Men being so openly affectionate in public is still rare. But it comes during a week in which ITV aired Diana, Our Mother: Her Life and Legacy, with Princes William and Harry talking about their love of their mother.

When interviewed before the programme, William said: “I think it's been quite cathartic for us doing it. It's been at first quite daunting – opening up so much to camera... but going through this process has been quite a healing process as well."

The Le Clos family might be leagues away from the upper reaches of fame occupied by the Princes, but they both speak to something wider – that it is perfectly fine for men to be emotional, either in times of triumph or of difficulty.

Jack Urwin made the point for Vice and, later, in his book Man Up: Surviving Modern Masculinity, that “the stubborn lost-husband-refusing-to-ask-for-directions might be a handy caricature – one that's helped people like Martin Clunes sustain a career in television for over 30 years – but it's also rooted in a very real, very destructive notion of masculinity. We're conditioned from an early age to believe that acknowledging weakness is somehow a weakness in itself.”

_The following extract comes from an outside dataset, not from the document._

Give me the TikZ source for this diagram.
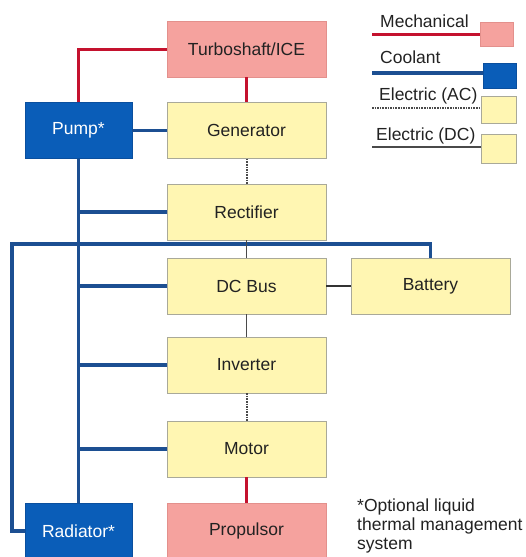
\documentclass[tikz,border=0pt]{standalone}
\usepackage{fontspec}
\setmainfont{Liberation Sans}
\definecolor{pinkfill}{HTML}{F5A29E}
\definecolor{pinkedge}{HTML}{E3908C}
\definecolor{yellowfill}{HTML}{FFF6B2}
\definecolor{yellowedge}{HTML}{A9A999}
\definecolor{bluefill}{HTML}{0A5DB8}
\definecolor{blueedge}{HTML}{0A4F9E}
\definecolor{mechred}{HTML}{C4122E}
\definecolor{coolblue}{HTML}{1C4F92}
\definecolor{elecgray}{HTML}{4A4A4A}
\definecolor{textgray}{HTML}{222222}
\tikzset{mechbox/.style={draw=pinkedge, fill=pinkfill, minimum width=159pt, minimum height=56pt, inner sep=0pt, text=textgray}}
\tikzset{elecbox/.style={draw=yellowedge, fill=yellowfill, minimum width=159pt, minimum height=56pt, inner sep=0pt, text=textgray}}
\tikzset{coolbox/.style={draw=blueedge, fill=bluefill, minimum width=107pt, minimum height=56pt, inner sep=0pt, text=white}}
\tikzset{mechline/.style={line width=3pt, mechred}}
\tikzset{coolline/.style={line width=3.2pt, coolblue}}
\tikzset{acline/.style={line width=2pt, elecgray, dash pattern=on 1.6pt off 1pt}}
\tikzset{dcline/.style={line width=1.8pt, elecgray}}
\tikzset{legtext/.style={anchor=base west, inner sep=0pt, text=textgray}}

\begin{document}
\begin{tikzpicture}[x=1pt, y=-1pt, font=\fontsize{17.5}{21}\selectfont]
		\useasboundingbox (0,0) rectangle (526,557);
		% Coordinates
		\coordinate (L) at (12,244);
		\coordinate (M0) at (372,34);
		\coordinate (C0) at (372,73);
		\coordinate (A0) at (372,108);
		\coordinate (D0) at (372,147);

		% Blocks
		\node[mechbox] (turbo) at (246.5,49) {Turboshaft/ICE};
		\node[elecbox] (gen) at (246.5,130.5) {Generator};
		\node[elecbox] (rect) at (246.5,212) {Rectifier};
		\node[elecbox] (bus) at (246.5,286) {DC Bus};
		\node[elecbox] (inv) at (246.5,365) {Inverter};
		\node[elecbox] (motor) at (246.5,449) {Motor};
		\node[mechbox] (prop) at (246.5,531) {Propulsor};
		\node[elecbox] (batt) at (430.5,286) {Battery};
		\node[coolbox] (pump) at (78.5,130.5) {Pump*};
		\node[coolbox] (rad) at (78.5,531) {Radiator*};

		% Coolant
		\draw[coolline] (pump.east) -- (gen.west);
		\draw[coolline] (pump.south) -- (rad.north);
		\draw[coolline] (pump.south |- rect.west) -- (rect.west);
		\draw[coolline] (pump.south |- bus.west) -- (bus.west);
		\draw[coolline] (pump.south |- inv.west) -- (inv.west);
		\draw[coolline] (pump.south |- motor.west) -- (motor.west);
		\draw[coolline] (rad.west) -| (L) -| (batt.north);

		% Mechanical
		\draw[mechline] (pump.north) |- (turbo.west);
		\draw[mechline] (turbo.south) -- (gen.north);
		\draw[mechline] (motor.south) -- (prop.north);

		% Electric
		\draw[acline] (gen.south) -- (rect.north);
		\draw[dcline] (rect.south) -- (bus.north);
		\draw[dcline] (bus.south) -- (inv.north);
		\draw[acline] (inv.south) -- (motor.north);
		\draw[line width=1.4pt, black!80] (bus.east) -- (batt.west);

		% Legend
		\node[legtext] (lmech) at (380,27) {Mechanical};
		\node[legtext] (lcool) at (380,63) {Coolant};
		\node[legtext] (lac) at (379,100) {Electric (AC)};
		\node[legtext] (ldc) at (376,140) {Electric (DC)};
		\node[mechbox, minimum width=33pt, minimum height=24pt] (kmech) at (496.5,34) {};
		\node[coolbox, minimum width=33pt, minimum height=25pt] (kcool) at (499.5,75.5) {};
		\node[elecbox, minimum width=35pt, minimum height=27pt] (kac) at (498.5,109.5) {};
		\node[elecbox, minimum width=35pt, minimum height=29pt] (kdc) at (498.5,148.5) {};
		\draw[mechline] (M0) -- (M0 -| kmech.west);
		\draw[coolline] (C0) -- (C0 -| kcool.west);
		\draw[acline] (A0) -- (A0 -| kac.west);
		\draw[dcline] (D0) -- (D0 -| kdc.west);

		% Note
		\node[anchor=north west, align=left, inner sep=0pt, text=textgray, font=\fontsize{17.5}{19}\selectfont] (note) at (357,499) {*Optional liquid\\thermal management\\system};
	\end{tikzpicture}
\end{document}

It is relevant when considering that suicide is the leading cause of death in 20 to 34-year-old men in the UK. The epidemic of young male suicide in the UK cannot be simplified as having one defining cause, or one defining solution. But preventing male suicide and being more willing to accept very natural male tears, are two concepts which stem from the same roots: expression, communication, and destigmatising emotion.

The emotion shown by the Le Clos men is not, however, born out of difficulty – it is born out of happiness and, at the risk of being trite, love. “The Le Clos only cry when we win,” Bert told Sport24 after the Olympics. “We don't cry when we lose and that's the bottom line.”

The reality is that everyone loses as often, if not more often, than they win. Yet in being so willing to display their love for each other, the Le Clos men continue to set a bold precedent. Any criticisms of a snowflake generation, or even predictably crass tweets citing Dunkirk as evidence of 21st century men’s weakness, are spectacularly missing the point.

Yes, Chad Le Clos’s performance in the Budapest pool was muscular, powerful and dominant – but in his tears and his admission that his “family's health is more important than gold medals," he showed another form of strength.